Step 4: Mobile Phone Hacking
To be able to interface the mobile phone with the arduino, you are going to
need to hack your way into it, hardware wise anyway.
You will need access to the vibrator motor outputs and the battery contacts.
On the LG I located the vibrator motor, which was connected using wires to the phone's motherboard. I cut off the motor, making sure that there was as much excess cable left behind to make soldering easier. I then soldered longer wires to these wires and covered the area in hot glue to help with cable strain and to hold my hack in place.
Nokia mobile phones, which is what I would personally recommend for this task are slightly harder though. You will need to remove the back plastic panel. This contains the vibrator motor. Remove the motor and solder wires carefully to the pads on the phone motherboard.
I have included a fault finding image of a Nokia 3310. This should aid in the location of the vibrator contacts.
When the phone receives an incoming call, a voltage appears on the wires.
You will need to experiment with this, figure out what the maximum voltage that appears is and the polarity of the wires.

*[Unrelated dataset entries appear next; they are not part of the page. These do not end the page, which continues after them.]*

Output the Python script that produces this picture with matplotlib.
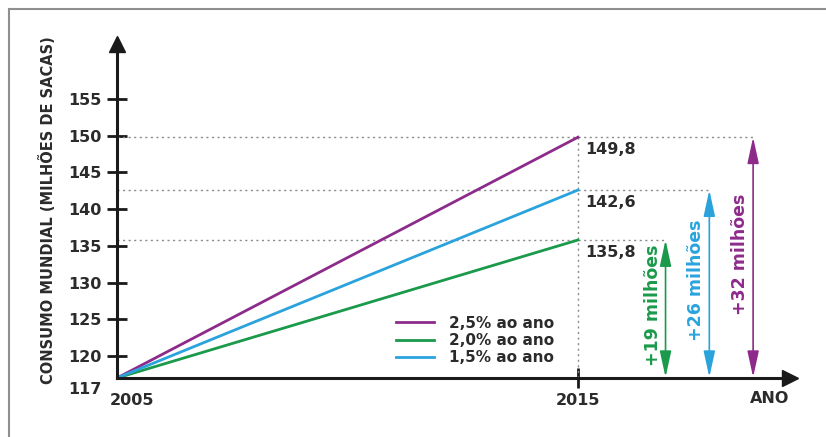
import matplotlib.pyplot as plt
from matplotlib.lines import Line2D
import matplotlib.transforms as mtransforms

# data
anos = [2005, 2015]
series_labels = ["2,5% ao ano", "2,0% ao ano", "1,5% ao ano"]
valor_inicial = 117
series_finais = [149.8, 135.8, 142.6]
cores = ["#8d2b8b", "#1a9a4a", "#2aa3dd"]
incrementos = ["+32 milhões", "+19 milhões", "+26 milhões"]
x_setas = [2018.8, 2016.9, 2017.85]
y_ticks = [120, 125, 130, 135, 140, 145, 150, 155]

texto = "#2b2b2b"

fig = plt.figure(figsize=(8.26, 4.37), dpi=100)
ax = fig.add_axes([117 / 826, (437 - 378) / 437, 673 / 826, 334 / 437])
ax.set_xlim(2005, 2019.6)
ax.set_ylim(117, 162.5)

for s in ["top", "right"]:
    ax.spines[s].set_visible(False)
for s in ["left", "bottom"]:
    ax.spines[s].set_linewidth(2.2)
    ax.spines[s].set_color("#1a1a1a")

# axis arrowheads
ax.plot(1, 0, ">", color="#1a1a1a", ms=12, transform=ax.transAxes, clip_on=False)
ax.plot(0, 1, "^", color="#1a1a1a", ms=12, transform=ax.transAxes, clip_on=False)

# y ticks
ax.set_yticks([valor_inicial] + y_ticks)
ax.set_yticklabels([str(v) for v in [valor_inicial] + y_ticks])
ax.tick_params(axis="y", direction="inout", length=14, width=2, colors="#1a1a1a", pad=4)
for lab in ax.get_yticklabels():
    lab.set_fontweight("bold")
    lab.set_fontsize(11.5)
    lab.set_color(texto)
ax.yaxis.get_major_ticks()[0].tick1line.set_visible(False)
lab117 = ax.get_yticklabels()[0]
lab117.set_transform(lab117.get_transform() + mtransforms.ScaledTranslation(0, -10 / 100, fig.dpi_scale_trans))

# x ticks
ax.set_xticks(anos)
ax.set_xticklabels([str(a) for a in anos])
ax.tick_params(axis="x", direction="inout", length=14, width=2, colors="#1a1a1a", pad=4)
for lab in ax.get_xticklabels():
    lab.set_fontweight("bold")
    lab.set_fontsize(11.5)
    lab.set_color(texto)
ax.xaxis.get_major_ticks()[0].tick1line.set_visible(False)
lab05 = ax.get_xticklabels()[0]
lab05.set_transform(lab05.get_transform() + mtransforms.ScaledTranslation(15 / 100, 0, fig.dpi_scale_trans))

ax.text(2019.15, valor_inicial, "ANO", fontsize=11.5, fontweight="bold", color=texto,
        ha="center", va="top",
        transform=ax.transData + mtransforms.ScaledTranslation(0, -13 / 100, fig.dpi_scale_trans))

fig.text(48 / 826, 1 - 210 / 437, "CONSUMO MUNDIAL (MILHÕES DE SACAS)", rotation=90,
         fontsize=10.5, fontweight="bold", color=texto, ha="center", va="center")

# guide lines
dotted = dict(color="#8a8a8a", lw=1, linestyle=(0, (1.5, 2.5)))
ax.plot([anos[1], anos[1]], [valor_inicial, max(series_finais)], **dotted)
for v, xs in zip(series_finais, x_setas):
    ax.plot([anos[0], xs], [v, v], **dotted)

# series
for lbl, v, c in zip(series_labels, series_finais, cores):
    ax.plot(anos, [valor_inicial, v], color=c, lw=2, label=lbl)
    ax.text(anos[1], v, str(v).replace(".", ","), fontsize=11.5, fontweight="bold", color=texto,
            ha="left", va="top",
            transform=ax.transData + mtransforms.ScaledTranslation(7 / 100, -5 / 100, fig.dpi_scale_trans))

# increment arrows
for v, xs, c, t in zip(series_finais, x_setas, cores, incrementos):
    ax.annotate("", xy=(xs, v), xytext=(xs, valor_inicial + 0.1),
                arrowprops=dict(arrowstyle="<|-|>,head_length=1.6,head_width=0.35", color=c, lw=1.2,
                                shrinkA=0, shrinkB=0))
    ax.text(xs, (valor_inicial + v) / 2 + 0.5, t, rotation=90, fontsize=12.5, fontweight="bold", color=c,
            ha="right", va="center",
            transform=ax.transData + mtransforms.ScaledTranslation(-4 / 100, 0, fig.dpi_scale_trans))

leg = ax.legend(loc="upper left", bbox_to_anchor=((388 - 117) / 673, (378 - 308) / 334), frameon=False,
                fontsize=11, handlelength=2.5, handletextpad=1.0, labelspacing=0.15, borderpad=0)
for t in leg.get_texts():
    t.set_fontweight("bold")
    t.set_color(texto)

# frame of the figure (top and left only)
fig.add_artist(Line2D([9 / 826, 9 / 826], [0, 1 - 9 / 437], color="#8f8f8f", lw=1.5))
fig.add_artist(Line2D([9 / 826, 1], [1 - 9 / 437, 1 - 9 / 437], color="#8f8f8f", lw=1.5))

fig.savefig("out.png", dpi=100)
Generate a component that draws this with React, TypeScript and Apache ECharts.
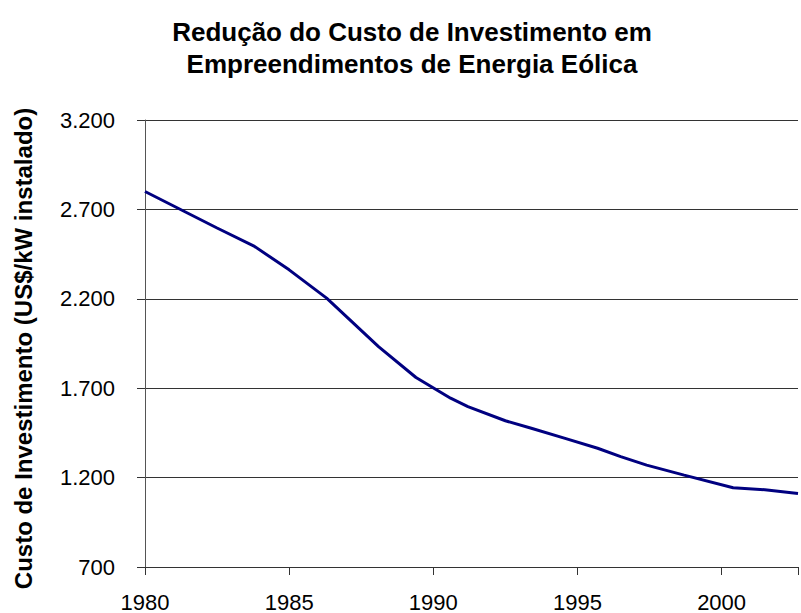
import React, { useEffect, useRef } from "react";
import * as echarts from "echarts";

const years = [1980, 1982.5, 1983.8, 1985, 1986.3, 1988.1, 1989.4, 1990.6, 1991.2, 1992.5, 1993.4, 1994.6, 1995.7, 1996.5, 1997.4, 1998.7, 2000.4, 2001.5, 2002.65];
const costs = [2800, 2596, 2493, 2362, 2204, 1933, 1760, 1644, 1597, 1518, 1476, 1418, 1364, 1317, 1270, 1214, 1143, 1132, 1111];
const yTicks = { min: 700, max: 3200, interval: 500 };
const xRange = { min: 1980, max: 2002.65, interval: 5 };
const titleText = "Redução do Custo de Investimento em\nEmpreendimentos de Energia Eólica";
const yAxisName = "Custo de Investimento (US$/kW instalado)";

const fmtThousands = (v: number) => {
  const s = String(Math.round(v));
  return s.replace(/\B(?=(\d{3})+(?!\d))/g, ".");
};

const FONT = "Liberation Sans, Arial, sans-serif";

export default function App() {
  const ref = useRef<HTMLDivElement>(null);
  useEffect(() => {
    if (!ref.current) return;
    const chart = echarts.init(ref.current, undefined, { renderer: "svg" });
    chart.setOption({
      animation: false,
      backgroundColor: "#fff",
      title: {
        text: titleText,
        left: 407,
        top: 11,
        textAlign: "center",
        textStyle: {
          fontFamily: FONT,
          fontWeight: "bold",
          fontSize: 26,
          lineHeight: 32,
          color: "#000",
        },
      },
      grid: { left: 145, right: 0, top: 120, bottom: 46, containLabel: false },
      xAxis: {
        type: "value",
        min: xRange.min,
        max: xRange.max,
        interval: xRange.interval,
        axisLine: { show: true, lineStyle: { color: "#333", width: 1 } },
        axisTick: { show: true, length: 8, lineStyle: { color: "#333" } },
        splitLine: { show: false },
        axisLabel: {
          margin: 24,
          fontFamily: FONT,
          fontSize: 22,
          color: "#000",
          formatter: (v: number) => (Math.abs(v % 5) < 1e-6 ? String(v) : ""),
        },
      },
      yAxis: {
        type: "value",
        min: yTicks.min,
        max: yTicks.max,
        interval: yTicks.interval,
        name: yAxisName,
        nameLocation: "middle",
        nameRotate: 90,
        nameGap: 110,
        nameTextStyle: { fontFamily: FONT, fontWeight: "bold", fontSize: 24, color: "#000", padding: [0, 10, 0, 0] },
        axisLine: { show: true, lineStyle: { color: "#555", width: 1 } },
        axisTick: { show: true, length: 8, lineStyle: { color: "#333" } },
        splitLine: { show: true, lineStyle: { color: "#333", width: 1 } },
        axisLabel: {
          margin: 30,
          fontFamily: FONT,
          fontSize: 22,
          color: "#000",
          formatter: (v: number) => fmtThousands(v),
        },
      },
      series: [
        {
          type: "line",
          data: years.map((y, i) => [y, costs[i]]),
          showSymbol: false,
          lineStyle: { color: "#000080", width: 3 },
          itemStyle: { color: "#000080" },
        },
      ],
    });
    return () => chart.dispose();
  }, []);
  return <div ref={ref} style={{ width: 801, height: 613, position: "absolute", left: 0, top: 0 }} />;
}
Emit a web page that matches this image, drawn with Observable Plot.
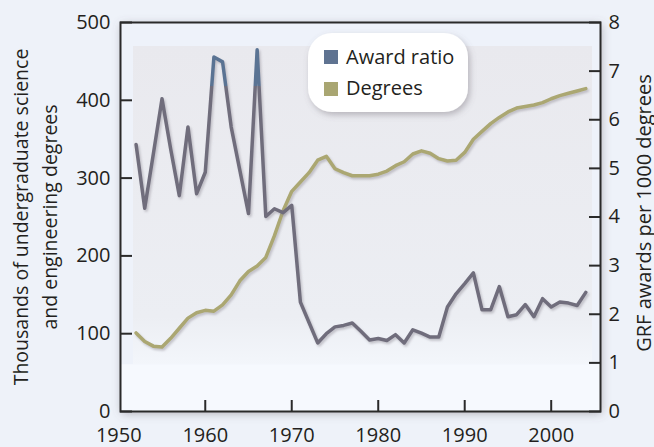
<!DOCTYPE html>
<html><head><meta charset="utf-8">
<script src="https://cdn.jsdelivr.net/npm/d3@7"></script>
<script src="https://cdn.jsdelivr.net/npm/@observablehq/plot@0.6"></script>
<style>
html,body{margin:0;padding:0;background:#eef2f9;}
#chart{width:654px;height:447px;overflow:hidden;}
</style></head><body><div id="chart"></div>
<script>
const years = [1952,1953,1954,1955,1956,1957,1958,1959,1960,1961,1962,1963,1964,1965,1966,1967,1968,1969,1970,
  1971,1972,1973,1974,1975,1976,1977,1978,1979,1980,1981,1982,1983,1984,1985,1986,1987,1988,1989,1990,
  1991,1992,1993,1994,1995,1996,1997,1998,1999,2000,2001,2002,2003,2004];
const degrees = [101,90,84,83,94,107,120,127,130,129,137,150,168,180,187,198,226,258,283,
  295,307,323,328,312,307,303,303,303,305,309,316,321,331,335,332,325,322,323,333,
  350,360,370,378,385,390,392,394,397,402,406,409,412,415];
const awardRatio = [5.49,4.18,5.3,6.43,5.4,4.44,5.85,4.48,4.92,7.29,7.19,5.85,4.96,4.07,7.44,4.01,4.17,4.09,4.24,
  2.25,1.83,1.41,1.6,1.74,1.77,1.82,1.65,1.47,1.50,1.46,1.58,1.41,1.68,1.61,1.53,1.53,2.15,2.42,2.63,
  2.85,2.09,2.09,2.57,1.95,1.99,2.20,1.95,2.32,2.15,2.25,2.23,2.18,2.45];
const seriesNames = ["Award ratio", "Degrees"];
const swatchColors = ["#5f7391", "#a9a672"];
const lineColors = ["#6f6d7c", "#aba772"];
const xTicks = [1950, 1960, 1970, 1980, 1990, 2000];
const leftTicks = [0, 100, 200, 300, 400, 500];
const rightTicks = [0, 1, 2, 3, 4, 5, 6, 7, 8];
const leftTitle = "Thousands of undergraduate science\nand engineering degrees";
const rightTitle = "GRF awards per 1000 degrees";

const K = 500 / 8;
const rows = years.map((y, i) => ({year: y, degrees: degrees[i], ratio: awardRatio[i]}));
const font = "'Open Sans', 'Noto Sans', sans-serif";

const plot = Plot.plot({
  width: 654, height: 447,
  marginLeft: 120, marginRight: 54, marginTop: 22, marginBottom: 36,
  style: {background: "transparent", fontFamily: font, color: "#231f20", overflow: "visible"},
  x: {domain: [1950.2, 2005.7]},
  y: {domain: [0, 500]},
  marks: [
    Plot.frame({fill: "#eef2fa", className: "bgframe"}),
    Plot.line(rows, {x: "year", y: "degrees", stroke: lineColors[1], strokeWidth: 3.5, className: "degline"}),
    Plot.line(rows, {x: "year", y: d => d.ratio * K, stroke: lineColors[0], strokeWidth: 3.5, className: "ratioline"}),
    Plot.frame({stroke: "#2a2a2a", strokeWidth: 2}),
    Plot.axisX({ticks: xTicks.filter(t => t > 1950), tickSize: -11, fill: "none", label: null, stroke: "#2a2a2a", strokeWidth: 2}),
    Plot.axisX({ticks: xTicks, tickFormat: d => String(d), tickSize: 0, tickPadding: 16, fontSize: 20, label: null}),
    Plot.axisY({ticks: leftTicks, tickSize: -12, fill: "none", label: null, anchor: "left", stroke: "#2a2a2a", strokeWidth: 2}),
    Plot.axisY({ticks: leftTicks, tickSize: 0, tickPadding: 10, fontSize: 20, label: null, anchor: "left"}),
    Plot.axisY({ticks: rightTicks.map(t => t * K), tickSize: -12, fill: "none", label: null, anchor: "right", stroke: "#2a2a2a", strokeWidth: 2}),
    Plot.axisY({ticks: rightTicks.map(t => t * K), tickFormat: d => String(Math.round(d / K)), tickSize: 0, tickPadding: 8, fontSize: 20, label: null, anchor: "right"}),
    Plot.text([leftTitle], {frameAnchor: "left", textAnchor: "middle", rotate: -90, dx: -87, fontSize: 19.5, lineHeight: 1.48, fill: "#231f20"}),
    Plot.text([rightTitle], {frameAnchor: "right", textAnchor: "middle", rotate: -90, dx: 44, dy: -4, fontSize: 20, fill: "#231f20"})
  ]
});

const svg = d3.select(plot);
const defs = svg.insert("defs", ":first-child");
defs.append("filter").attr("id", "frameShadow").attr("x", "-10%").attr("y", "-10%").attr("width", "120%").attr("height", "120%")
  .append("feDropShadow").attr("dx", 1).attr("dy", 2).attr("stdDeviation", 5).attr("flood-color", "#6a6470").attr("flood-opacity", 0.45);
defs.append("filter").attr("id", "lineShadow").attr("x", "-5%").attr("y", "-5%").attr("width", "115%").attr("height", "115%")
  .append("feDropShadow").attr("dx", 1.5).attr("dy", 2).attr("stdDeviation", 1.2).attr("flood-color", "#8a8490").attr("flood-opacity", 0.45);
defs.append("filter").attr("id", "boxShadow").attr("x", "-20%").attr("y", "-20%").attr("width", "150%").attr("height", "150%")
  .append("feDropShadow").attr("dx", 2).attr("dy", 3).attr("stdDeviation", 3).attr("flood-color", "#6a6470").attr("flood-opacity", 0.4);
const shade = defs.append("linearGradient").attr("id", "shade").attr("x1", 0).attr("y1", 0).attr("x2", 0).attr("y2", 1);
shade.append("stop").attr("offset", "0%").attr("stop-color", "#e9e9ee");
shade.append("stop").attr("offset", "85%").attr("stop-color", "#eceef3");
shade.append("stop").attr("offset", "100%").attr("stop-color", "#f3f6fb");
const yS = plot.scale("y");
const topPx = yS.apply(500), botPx = yS.apply(0);
const ratioGrad = defs.append("linearGradient").attr("id", "ratioGrad").attr("gradientUnits", "userSpaceOnUse")
  .attr("x1", 0).attr("x2", 0).attr("y1", topPx).attr("y2", botPx);
const cut = (yS.apply(6.7 * K) - topPx) / (botPx - topPx);
ratioGrad.append("stop").attr("offset", cut).attr("stop-color", "#5a7393");
ratioGrad.append("stop").attr("offset", cut).attr("stop-color", lineColors[0]);

let rectSel = svg.select(".bgframe");
if (rectSel.node() && rectSel.node().tagName !== "rect") rectSel = rectSel.select("rect");
rectSel.attr("filter", "url(#frameShadow)");
const fx = +rectSel.attr("x"), fy = +rectSel.attr("y"), fw = +rectSel.attr("width"), fh = +rectSel.attr("height");
const anchorNode = svg.select(".bgframe").node();
const inner = document.createElementNS("http://www.w3.org/2000/svg", "rect");
anchorNode.parentNode.insertBefore(inner, anchorNode.nextSibling);
d3.select(inner).attr("x", fx + 13).attr("y", fy + 24).attr("width", fw - 21).attr("height", fh * 0.88 - 24)
  .attr("fill", "url(#shade)");
const lower = document.createElementNS("http://www.w3.org/2000/svg", "rect");
inner.parentNode.insertBefore(lower, inner.nextSibling);
d3.select(lower).attr("x", fx).attr("y", fy + fh * 0.88).attr("width", fw).attr("height", fh * 0.12).attr("fill", "#f6f9fe");

svg.selectAll(".degline path, path.degline").attr("filter", "url(#lineShadow)");
svg.selectAll(".ratioline path, path.ratioline").attr("filter", "url(#lineShadow)").attr("stroke", "url(#ratioGrad)");

// legend
const lg = svg.append("g").attr("transform", "translate(308,33)").attr("text-anchor", "start");
lg.append("rect").attr("width", 160).attr("height", 79).attr("rx", 24).attr("fill", "#ffffff").attr("filter", "url(#boxShadow)");
seriesNames.forEach((name, i) => {
  lg.append("rect").attr("x", 16).attr("y", 17 + i * 32).attr("width", 14).attr("height", 14).attr("fill", swatchColors[i]);
  lg.append("text").attr("x", 38).attr("y", 31 + i * 31).attr("font-size", 20).attr("font-family", font)
    .attr("text-anchor", "start").attr("fill", "#231f20").text(name);
});

document.getElementById("chart").appendChild(plot);
</script></body></html>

Connect the negative to ground.
Powering the phone is a little trickier as you cannot power the phone using the charging socket without the battery in place, and leaving the battery in place is impractical for many reasons.
I found that the easiest option is to remove the battery and connect power straight to the phone itself. However, some phone batteries have on board components which mean the phone will not start without the battery.
The LG required just 4 volts across its battery terminals to start up, all that was needed was a diode to drop the voltage only one volt or so from the 5 volt supply.
Nokia, however are more tricky, they require some extra work. There is a perfect explanation as to how to do connect an external supply on this website.
As again, solder wires to the battery terminals and cover in glue.
Step 5: Arduino Code
I hate coding. This part of the project took me the longest to get to work.
I was showed how to get this to work by my friend Seb at the Brighton Hackerspace. If you're in Brighton, drop by, say hello and you might even see me.
The code is attached. I have annotated it as best i can, but i'm still a lousy coder!
Step 6: Adjustments
Depending on how the phone you use works, there are many thing you are going
to need to mod.
One thing I had to do was add an additional resistor across the vibrator motor outputs, as this dissipated a voltage that would appear and confuse the arduino as to what state it should be in.
Step 7: Finished Project
See the Video to see the project in action
Step 8: Afterthoughts & Version 2
The phone still needs to be turned on, after the relay is pluged in.
The phone may vibrate for things other than an incomming call, and this will be seen as a input to the arduino.
Ideas for Version 2
Phone automatically turns on when the relay is plugged in.